**YOUR OBJECTIVE**
Copy each line exactly. Drop every picture.

— start of PROVIDED DATA —

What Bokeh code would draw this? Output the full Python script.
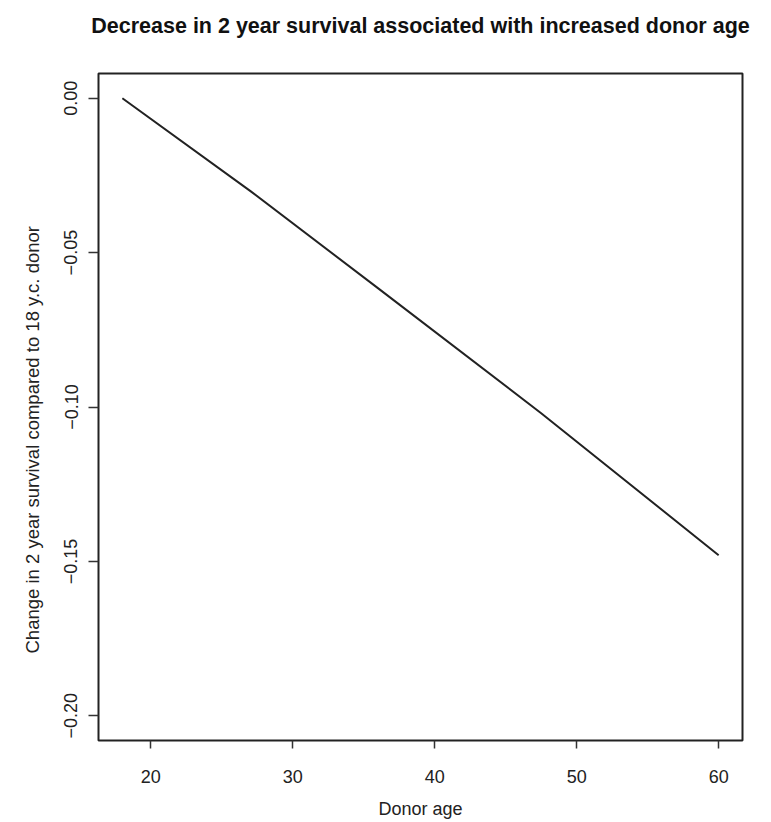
from bokeh.plotting import figure
from bokeh.models import FixedTicker, Range1d, Title
from bokeh.embed import file_html
from bokeh.resources import INLINE

# Data
donor_age = [18, 27, 36, 47.5, 60]
survival_change = [0.0, -0.030, -0.0615, -0.102, -0.148]
x_ticks = [20, 30, 40, 50, 60]
y_ticks = [0.00, -0.05, -0.10, -0.15, -0.20]
y_tick_labels = {0.0: "0.00", -0.05: "\u22120.05", -0.1: "\u22120.10", -0.15: "\u22120.15", -0.2: "\u22120.20"}
title_text = "Decrease in 2 year survival associated with increased donor age"
y_label_text = "Change in 2 year survival compared to 18 y.c. donor"
x_label_text = "Donor age"

FONT = "Liberation Sans"

p = figure(width=771, height=822, output_backend="svg", toolbar_location=None,
           x_range=Range1d(16.32, 61.68), y_range=Range1d(-0.208, 0.008),
           min_border_left=98, min_border_right=29, min_border_top=73, min_border_bottom=82,
           title=title_text)

p.line(donor_age, survival_change, line_color="#222222", line_width=2)

p.grid.visible = False
p.outline_line_color = "#222222"
p.outline_line_width = 2
p.background_fill_color = "white"
p.border_fill_color = "white"

# spacer between frame and title (inner "above" panel)
spacer = Title(text=" ", text_font_size="1px", standoff=22)
p.add_layout(spacer, "above")

p.title.text_font = FONT
p.title.text_font_size = "21.5px"
p.title.text_font_style = "bold"
p.title.text_color = "#111111"
p.title.align = "center"
p.title.standoff = 22

# y axis label as a left title so its position can be set precisely
ylab = Title(text=y_label_text, align="left", offset=87, standoff=37,
             text_font=FONT, text_font_size="18.5px", text_font_style="normal",
             text_color="#222222")
p.add_layout(ylab, "left")

for ax in (p.xaxis[0], p.yaxis[0]):
    ax.axis_line_color = None
    ax.major_tick_out = 8
    ax.major_tick_in = 0
    ax.major_tick_line_color = "#333333"
    ax.major_tick_line_width = 1.5
    ax.minor_tick_line_color = None
    ax.major_label_text_font = FONT
    ax.major_label_text_font_size = "18px"
    ax.major_label_text_color = "#222222"
    ax.axis_label_text_font = FONT
    ax.axis_label_text_font_size = "18px"
    ax.axis_label_text_font_style = "normal"
    ax.axis_label_text_color = "#222222"

p.xaxis.ticker = FixedTicker(ticks=x_ticks)
p.xaxis.major_label_standoff = 21
p.xaxis.axis_label = x_label_text
p.xaxis.axis_label_standoff = 13

p.yaxis.ticker = FixedTicker(ticks=y_ticks)
p.yaxis.major_label_overrides = y_tick_labels
p.yaxis.major_label_orientation = "vertical"
p.yaxis.major_tick_out = 10
p.yaxis.major_label_standoff = 11

open("out.html", "w").write(file_html(p, INLINE))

— end of PROVIDED DATA —

**EXERCISE RESULT**
What Bokeh code would draw this? Output the full Python script.
from bokeh.plotting import figure
from bokeh.models import FixedTicker, Range1d, Title
from bokeh.embed import file_html
from bokeh.resources import INLINE

# Data
donor_age = [18, 27, 36, 47.5, 60]
survival_change = [0.0, -0.030, -0.0615, -0.102, -0.148]
x_ticks = [20, 30, 40, 50, 60]
y_ticks = [0.00, -0.05, -0.10, -0.15, -0.20]
y_tick_labels = {0.0: "0.00", -0.05: "\u22120.05", -0.1: "\u22120.10", -0.15: "\u22120.15", -0.2: "\u22120.20"}
title_text = "Decrease in 2 year survival associated with increased donor age"
y_label_text = "Change in 2 year survival compared to 18 y.c. donor"
x_label_text = "Donor age"

FONT = "Liberation Sans"

p = figure(width=771, height=822, output_backend="svg", toolbar_location=None,
           x_range=Range1d(16.32, 61.68), y_range=Range1d(-0.208, 0.008),
           min_border_left=98, min_border_right=29, min_border_top=73, min_border_bottom=82,
           title=title_text)

p.line(donor_age, survival_change, line_color="#222222", line_width=2)

p.grid.visible = False
p.outline_line_color = "#222222"
p.outline_line_width = 2
p.background_fill_color = "white"
p.border_fill_color = "white"

# spacer between frame and title (inner "above" panel)
spacer = Title(text=" ", text_font_size="1px", standoff=22)
p.add_layout(spacer, "above")

p.title.text_font = FONT
p.title.text_font_size = "21.5px"
p.title.text_font_style = "bold"
p.title.text_color = "#111111"
p.title.align = "center"
p.title.standoff = 22

# y axis label as a left title so its position can be set precisely
ylab = Title(text=y_label_text, align="left", offset=87, standoff=37,
             text_font=FONT, text_font_size="18.5px", text_font_style="normal",
             text_color="#222222")
p.add_layout(ylab, "left")

for ax in (p.xaxis[0], p.yaxis[0]):
    ax.axis_line_color = None
    ax.major_tick_out = 8
    ax.major_tick_in = 0
    ax.major_tick_line_color = "#333333"
    ax.major_tick_line_width = 1.5
    ax.minor_tick_line_color = None
    ax.major_label_text_font = FONT
    ax.major_label_text_font_size = "18px"
    ax.major_label_text_color = "#222222"
    ax.axis_label_text_font = FONT
    ax.axis_label_text_font_size = "18px"
    ax.axis_label_text_font_style = "normal"
    ax.axis_label_text_color = "#222222"

p.xaxis.ticker = FixedTicker(ticks=x_ticks)
p.xaxis.major_label_standoff = 21
p.xaxis.axis_label = x_label_text
p.xaxis.axis_label_standoff = 13

p.yaxis.ticker = FixedTicker(ticks=y_ticks)
p.yaxis.major_label_overrides = y_tick_labels
p.yaxis.major_label_orientation = "vertical"
p.yaxis.major_tick_out = 10
p.yaxis.major_label_standoff = 11

open("out.html", "w").write(file_html(p, INLINE))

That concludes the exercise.